Build your own insect-detecting camera trap!
This website provides instructions on hardware assembly, software setup, programming, model training and deployment of a DIY camera trap that can be used for automated insect monitoring.
Long-term monitoring data at a high spatiotemporal resolution is essential to investigate potential drivers and their impact on the widespread insect decline (Wagner, 2020), as well as to design effective conservation strategies (Samways et al., 2020). Automated monitoring methods can extend the ecologists' toolbox and acquire high-quality data with less time/labor input compared to traditional methods (Besson et al., 2022). If standardized, easily accessible and reproducible, these methods could furthermore decentralize monitoring efforts and strengthen the integration of independent biodiversity observations (Citizen Science) (Kühl et al., 2020).

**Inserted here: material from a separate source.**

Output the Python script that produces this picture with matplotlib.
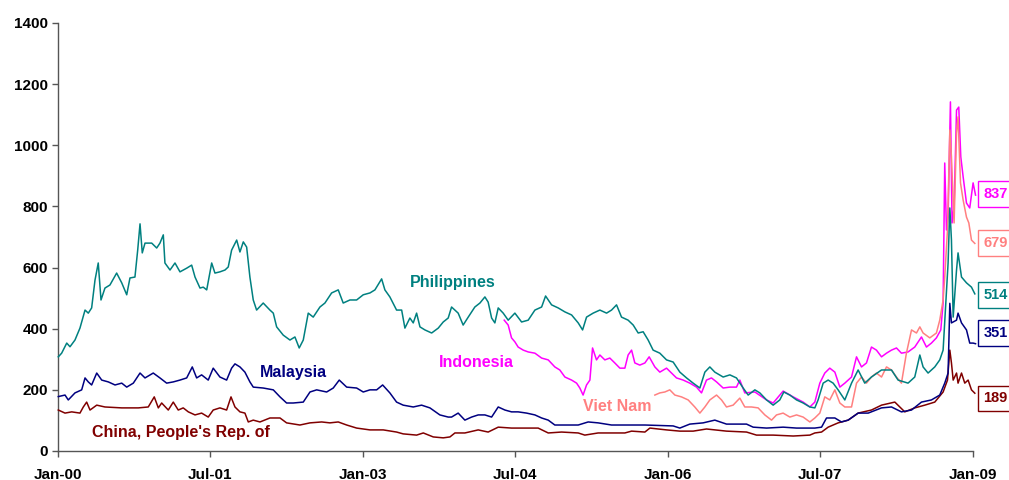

A range of different sensors can be used for automated insect monitoring (van Klink et al., 2022). These include acoustic (e.g. Kawakita & Ichikawa, 2019) and opto-electronic sensors (e.g. Potamitis et al., 2015; Rydhmer et al., 2022), as well as cameras (overview in Høye et al., 2021). Several low-cost DIY camera trap systems for insects use scheduled video or image recordings, which are analyzed in a subsequent processing step (e.g. Droissart et al., 2021; Geissmann et al., 2022). Other systems utilize motion detection software as trigger for the image capture (e.g. Bjerge et al., 2021a; overview in Pegoraro et al., 2020). As for traditional camera traps used for monitoring of mammals, the often large amount of image data that is produced in this way can be most efficiently processed and analyzed by making use of machine learning (ML) and especially deep learning (DL) algorithms (Borowiec et al., 2022) to automatically extract information such as species identity, abundance and behaviour (Tuia et al., 2022).
Small DL models with relatively low computational costs can be run on suitable devices on the edge, to enable real-time detection of objects the model was trained on. Bjerge et al. (2021b) developed a camera trap for automated pollinator monitoring, which combines scheduled time-lapse image recordings with subsequent on-device insect detection/classification and tracking implemented during post-processing. The appearance and detection of an insect can be also used as trigger to automatically start a recording. This can drastically reduce the amount of data that has to be stored, by integrating the information extraction into the recording process. The hereafter presented DIY camera trap supports on-device detection and tracking of insects, combined with high-resolution frame synchronization in real time.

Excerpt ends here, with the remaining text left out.